Although the Netherlands are popularly assumed to be flat, this is really only true of Holland. To the south of the country are significant hills and Maastricht has its own ‘mountain’, St Pietersberg. Beneath it lies an immense underground stone quarry, which measures around 4 kilometres from north to south and the passageways within originally extended to hundreds of kilometres.
The quarry well pre-dates the Belgian border of 1839 and so an international border runs through the quarry. Many areas are now collapsed or unsafe and some areas have been destroyed by open-casting but a huge amount remains. The northern area of the quarry lies wholly within the Netherlands and can be visited on an organised tour.
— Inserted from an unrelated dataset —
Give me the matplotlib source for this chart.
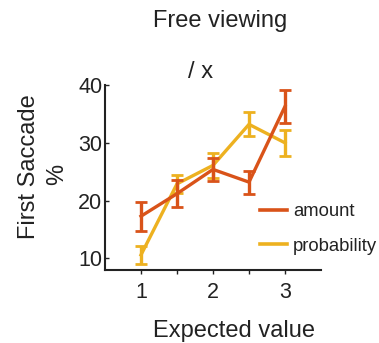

Quarry tunnels are up to four metres wide, and six to seven metres high. The building-stone was removed by sawing it out with long, heavy saws. The bed nearest the ceiling was quarried first, after which one bed after another was taken up from the floor. Flint, which occurs in bands, appears often to have been left underground as useless. Score-marks on the quarry walls may be seen where the axles of carts have worn into the stone. As well as saws, long chisels were used to free blocks of stone from the quarry face. These, too, have left characteristics tool-marks on the stone.
In 1928 a narrow-gauge railway tunnel (the Van Schaik tunnel) was driven east-west through the northern part of the underground quarry tunnels complex. This allowed electric locomotive-hauled trains of wagons to serve a small cement works in Jekerdal, linking it with the former Maastricht Canal alongside the Maas on the east side.
Further excavation took place adjacent to the Van Shaik tunnel in the late 1930s when a secure vault (kluis) was excavated for the storage of the country’s art treasures. Here, well away from prying eyes, masterpieces from the Rijksmuseum including The Night Watch spent World War II. The vault is in a remarkable state of preservation and a highlight of any visit.